Reynolds declined to give the name of the neighborhood he moved to with his family five years ago and where he continues to live.

Future episodes include “a housewarming party that the Johnsons throw and what that looks like in this neighborhood and when Calvin, next door, is not excited at that prospect,” giving your neighbor a key to your house “and what that’s like when you’re used to that in your old community and now you show up and maybe people don’t want to give you a key,” Reynolds said.

“The Neighborhood” “provides a take on the family comedy that has not been on television for a while,” CBS Entertainment President Kelly Kahl told City News Service. “It provides a distinct comedic voice to explore real, contemporary themes that are very relevant today,” Kahl said.
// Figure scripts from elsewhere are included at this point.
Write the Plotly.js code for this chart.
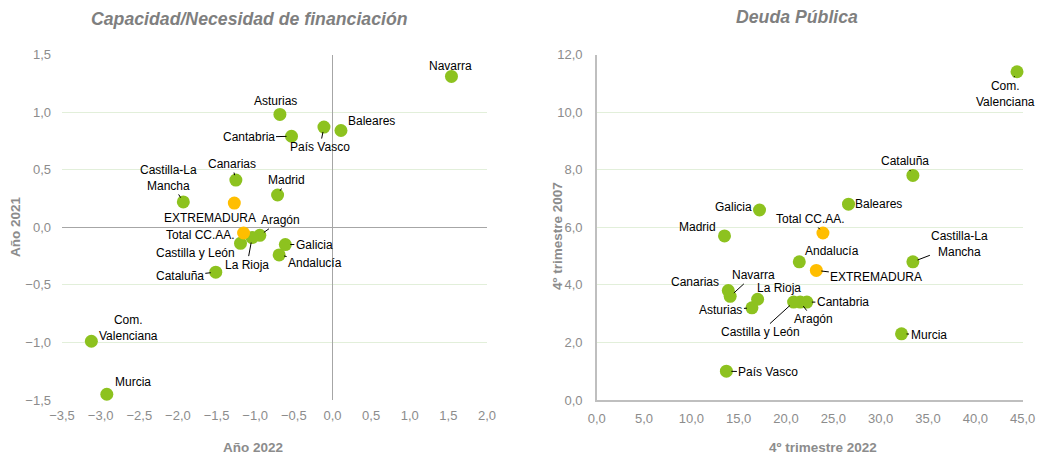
<!DOCTYPE html>
<html><head><meta charset="utf-8">
<script src="https://cdn.plot.ly/plotly-3.0.1.min.js"></script>
<style>body{margin:0;background:#fff}#c{width:1040px;height:456px}</style>
</head><body><div id="c"></div>
<script>
// ---- data ----
const regions = ["Navarra","Asturias","Cantabria","País Vasco","Baleares","Canarias","Madrid","Castilla-La Mancha","EXTREMADURA","Total CC.AA.","Aragón","La Rioja","Castilla y León","Galicia","Andalucía","Cataluña","Com. Valenciana","Murcia"];
const capacidad2022 = [1.54,-0.68,-0.53,-0.11,0.11,-1.25,-0.71,-1.93,-1.27,-1.15,-0.94,-1.04,-1.19,-0.61,-0.69,-1.51,-3.12,-2.92];
const capacidad2021 = [1.31,0.98,0.79,0.87,0.84,0.41,0.28,0.22,0.21,-0.05,-0.07,-0.09,-0.14,-0.15,-0.24,-0.39,-0.99,-1.45];
const deuda2022 = [14.1,16.4,22.2,13.7,26.6,13.9,13.5,33.4,23.2,23.9,21.5,17.0,20.8,17.2,21.4,33.4,44.4,32.2];
const deuda2007 = [3.6,3.2,3.4,1.0,6.8,3.8,5.7,4.8,4.5,5.8,3.4,3.5,3.4,6.6,4.8,7.8,11.4,2.3];
const highlighted = ["EXTREMADURA","Total CC.AA."];

// ---- label placement (pixel offsets of text centre from point; last = leader line) ----
const labelLeft = {
  "Navarra":[-1,-10,0],"Asturias":[-4,-13,1],"Cantabria":[-43,1,1],"País Vasco":[-4,20,1],
  "Baleares":[31,-10,0],"Canarias":[-4,-16,1],"Madrid":[9,-15,1],"Castilla-La Mancha":[-15,-24,1],
  "EXTREMADURA":[-24,15,0],"Total CC.AA.":[-43,2,0],"Aragón":[21,-15,1],"La Rioja":[-5,27,1],
  "Castilla y León":[-45,10,0],"Galicia":[29,0,1],"Andalucía":[36,8,1],"Cataluña":[-36,4,1],
  "Com. Valenciana":[37,-13,0],"Murcia":[26,-12,0]
};
const labelRight = {
  "Com. Valenciana":[-12,22,1],"Cataluña":[-8,-14,1],"Baleares":[30,0,0],"Galicia":[-26,-3,0],
  "Total CC.AA.":[-12,-14,1],"Madrid":[-27,-9,0],"Andalucía":[33,-11,0],"Castilla-La Mancha":[47,-18,1],
  "EXTREMADURA":[60,7,1],"Canarias":[-33,-9,0],"Navarra":[23,-21,1],"La Rioja":[21,-11,0],
  "Asturias":[-31,2,1],"Castilla y León":[-33,30,1],"Aragón":[13,17,1],"Cantabria":[36,0,1],
  "Murcia":[27,1,1],"País Vasco":[42,1,1]
};

const GREEN = "#8DC21F", ORANGE = "#FFBE00";
const GRID = "#E2EFDA", AXIS = "#BFBFBF", TICK = "#8C8C8C";
const FONT = "Liberation Sans, Arial, sans-serif";

function disp(n){ return n.replace("Castilla-La ","Castilla-La<br>").replace("Com. ","Com.<br>"); }

function traces(xs, ys, xa, ya){
  const g = i => highlighted.includes(regions[i]);
  const idxG = regions.map((_,i)=>i).filter(i=>!g(i));
  const idxO = regions.map((_,i)=>i).filter(i=>g(i));
  return [idxG, idxO].map((idx,k)=>({
    type:"scatter", mode:"markers", xaxis:xa, yaxis:ya,
    x: idx.map(i=>xs[i]), y: idx.map(i=>ys[i]),
    marker:{size:13, color: k===0?GREEN:ORANGE},
    hoverinfo:"skip", showlegend:false, cliponaxis:false
  }));
}
function labels(xs, ys, xr, yr, place){
  return regions.map((n,i)=>{
    const p = place[n];
    return {x:xs[i], y:ys[i], xref:xr, yref:yr, text:disp(n), showarrow:true,
      ax:p[0], ay:p[1], arrowhead:0, arrowwidth:1, standoff:5,
      arrowcolor: p[2] ? "#000" : "rgba(0,0,0,0)",
      font:{family:FONT, size:12, color:"#000"}, align:"center"};
  });
}

const data = [
  ...traces(capacidad2022, capacidad2021, "x", "y"),
  ...traces(deuda2022, deuda2007, "x2", "y2")
];

function pa(px,py){ return {x:px/1040, y:1-py/456, xref:"paper", yref:"paper", xanchor:"center", yanchor:"middle", showarrow:false}; }
const titleFont = {family:FONT, size:17.7, color:"#7F7F7F"};
const axTitleFont = {family:FONT, size:13.5, color:"#8C8C8C"};
const annots = [
  ...labels(capacidad2022, capacidad2021, "x", "y", labelLeft),
  ...labels(deuda2022, deuda2007, "x2", "y2", labelRight),
  {...pa(249,19), text:"<b><i>Capacidad/Necesidad de financiación</i></b>", font:titleFont},
  {...pa(797,17), text:"<b><i>Deuda Pública</i></b>", font:titleFont},
  {...pa(253,447), text:"<b>Año 2022</b>", font:axTitleFont},
  {...pa(16,227), text:"<b>Año 2021</b>", textangle:-90, font:axTitleFont},
  {...pa(823,447), text:"<b>4º trimestre 2022</b>", font:axTitleFont},
  {...pa(557,236), text:"<b>4º trimestre 2007</b>", textangle:-90, font:axTitleFont}
];

const tickFont = {family:FONT, size:13, color:TICK};
const layout = {
  width:1040, height:456, margin:{l:0,r:0,t:0,b:0},
  paper_bgcolor:"#fff", plot_bgcolor:"#fff", separators:",.",
  font:{family:FONT},
  xaxis:{domain:[62/1040,487/1040], anchor:"y", range:[-3.5,2], dtick:0.5, tick0:-3.5, tickformat:".1f",
    showgrid:false, zeroline:true, zerolinecolor:"#A6A6A6", zerolinewidth:1, showline:false,
    tickfont:tickFont, ticks:"", ticklabelstandoff:6, fixedrange:true},
  yaxis:{domain:[1-400/456,1-54.5/456], anchor:"x", range:[-1.5,1.5], dtick:0.5, tickformat:".1f",
    showgrid:true, gridcolor:GRID, gridwidth:1, zeroline:true, zerolinecolor:"#A6A6A6", zerolinewidth:1, showline:false,
    tickfont:tickFont, ticks:"", ticklabelstandoff:10, fixedrange:true},
  xaxis2:{domain:[596.7/1040,1022.7/1040], anchor:"y2", range:[0,45], dtick:5, tickformat:".1f",
    showgrid:false, zeroline:false, showline:true, linecolor:AXIS, linewidth:1.5,
    tickfont:tickFont, ticks:"", ticklabelstandoff:6, fixedrange:true},
  yaxis2:{domain:[1-400/456,1-54.5/456], anchor:"x2", range:[0,12], dtick:2, tickformat:".1f",
    showgrid:true, gridcolor:GRID, gridwidth:1, zeroline:false, showline:true, linecolor:AXIS, linewidth:1.5,
    tickfont:tickFont, ticks:"", ticklabelstandoff:10, fixedrange:true},
  annotations: annots
};
Plotly.newPlot("c", data, layout, {displayModeBar:false, staticPlot:true});
</script></body></html>
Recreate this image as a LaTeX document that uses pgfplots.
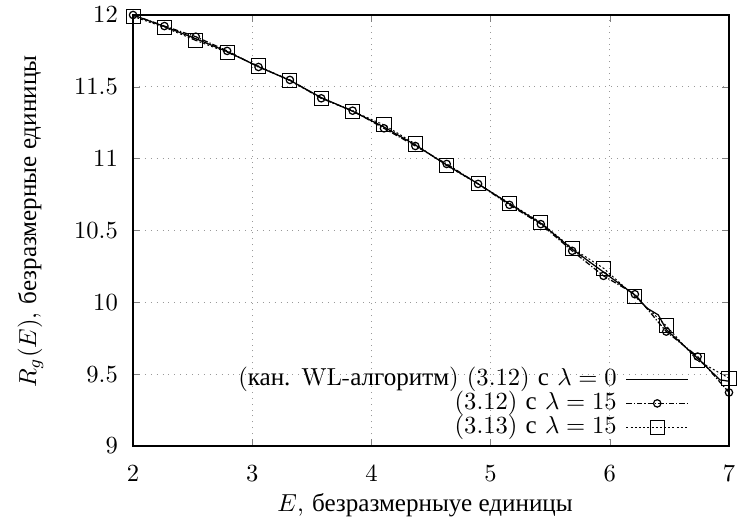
\documentclass[border=0pt]{standalone}
\usepackage{fontspec}
\newfontfamily\cyr{Liberation Serif}[Scale=1.02]
\usepackage{pgfplots}
\pgfplotsset{compat=1.18}
\begin{document}
\begin{tikzpicture}
\begin{axis}[
  scale only axis, width=242.3pt, height=175.2pt,
  xmin=2, xmax=7, ymin=9, ymax=12,
  xtick={2,3,4,5,6,7}, ytick={9,9.5,10,10.5,11,11.5,12},
  tick align=inside, tick pos=both, major tick length=3pt,
  grid=major, major grid style={gray!80, dotted, line width=0.4pt},
  axis line style={line width=0.5pt},
  yticklabel style={inner sep=0pt, xshift=-6pt},
  xticklabel style={inner sep=0pt, yshift=-7.7pt},
  clip=false,
  xlabel={$E$, {\cyr безразмерныуе единицы}},
  ylabel={$R_g(E)$, {\cyr безразмерные единицы}},
  xlabel style={inner sep=0pt, at={(axis description cs:0.49,0)}, anchor=base, yshift=-26.8pt},
  ylabel style={inner sep=0pt, at={(axis description cs:-0.1626,0.52)}, anchor=base},
  legend plot pos=right,
  legend cell align=right,
  legend style={at={(axis cs:6.665,9.042)}, anchor=south east, draw=none, fill=none, inner sep=0pt,
    nodes={inner sep=0pt, text height=7.5pt, text depth=2.25pt}, column sep=3.7pt, row sep=0pt},
  legend image code/.code={\draw[mark repeat=2,mark phase=2,#1] plot coordinates {(0pt,0pt) (12.5pt,0pt) (25pt,0pt)};},
]
\addplot[black, line width=0.5pt] coordinates {
(2.0,12.0) (2.2632,11.92) (2.5263,11.835) (2.7895,11.745) (3.0526,11.64) (3.3158,11.545)
(3.5789,11.425) (3.8421,11.33) (4.1053,11.22) (4.3684,11.095) (4.6316,10.955) (4.8947,10.825)
(5.1579,10.685) (5.4211,10.55) (5.6842,10.37) (5.9474,10.21) (6.2105,10.05) (6.31,9.96)
(6.407,9.912) (6.4737,9.81) (6.7368,9.61) (6.924,9.46) (7.0,9.45)};
\addlegendentry{({\cyr кан.} WL-{\cyr алгоритм}) (3.12) {\cyr с} $\lambda = 0$}
\addplot[black, line width=0.5pt, dash pattern=on 2.2pt off 0.8pt on 0.5pt off 0.8pt, mark=o, mark size=1.5pt, mark options={solid}] coordinates {
(2.0,12.0) (2.2632,11.923) (2.5263,11.849) (2.7895,11.75) (3.0526,11.638) (3.3158,11.548)
(3.5789,11.42) (3.8421,11.334) (4.1053,11.211) (4.3684,11.088) (4.6316,10.963) (4.8947,10.824)
(5.1579,10.678) (5.4211,10.544) (5.6842,10.358) (5.9474,10.184) (6.2105,10.056) (6.4737,9.796)
(6.7368,9.622) (7.0,9.372)};
\addlegendentry{(3.12) {\cyr с} $\lambda = 15$}
\addplot[black, line width=0.4pt, dash pattern=on 0.8pt off 0.9pt, mark=square, mark size=2.85pt, mark options={solid}] coordinates {
(2.0,11.99) (2.2632,11.914) (2.5263,11.823) (2.7895,11.74) (3.0526,11.645) (3.3158,11.543)
(3.5789,11.42) (3.8421,11.33) (4.1053,11.235) (4.3684,11.102) (4.6316,10.95) (4.8947,10.824)
(5.1579,10.69) (5.4211,10.555) (5.6842,10.376) (5.9474,10.237) (6.2105,10.04) (6.4737,9.836)
(6.7368,9.594) (7.0,9.472)};
\addlegendentry{(3.13) {\cyr с} $\lambda = 15$}
\end{axis}
\pgfresetboundingbox
\path ([xshift=-54.1pt,yshift=-32.5pt]current axis.south west) rectangle ([xshift=4.07pt,yshift=6.1pt]current axis.north east);
\end{tikzpicture}
\end{document}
Following at 8:30 p.m. is “Happy Together,” which stars Damon Wayans, Jr. and Amber Stevens West as a happily married couple whose lives are changed when one of his accounting clients, music superstar Cooper James (Felix Mallard), arrives on their doorstep looking for refuge from the paparazzi following a high-profile breakup with his girlfriend.

“We were fortunate to get Damon Wayans, Jr., who was the most sought after actor in town this pilot season,” Kahl said. “The spin creates a new dynamic to explore this couple’s relationship, which I think will be very relatable.”

The series is “loosely inspired” by an 18-month period in the life of executive producer Ben Winston (also an executive producer of the late-night CBS talk show “The Late Late Show with James Cordon”) when Harry Styles from the boy band One Direction lived in the attic of the London suburban home he shared with his wife.

“A few years later he did an interview in Rolling Stone magazine and spoke about that time, how living with a very normal, slightly boring family … helped him while he was living quite an abnormal life,” Winston said.

“It gave Harry and I, and with our (executive producers) Jonathan Berry and Michael Rotenberg, the idea that actually this could be quite a fun sitcom and quite a cool TV show.”

Styles is also among the show’s executive producers.

To Winston, “Happy Together” is about a couple in their mid-30s “who feel their life is maybe getting a bit boring, a bit stale. They’re losing their youth, and they are seeing in front of them this young, dynamic, cool epitome of youth and excitement in front of them … who wants nothing more than normality and a boring life.”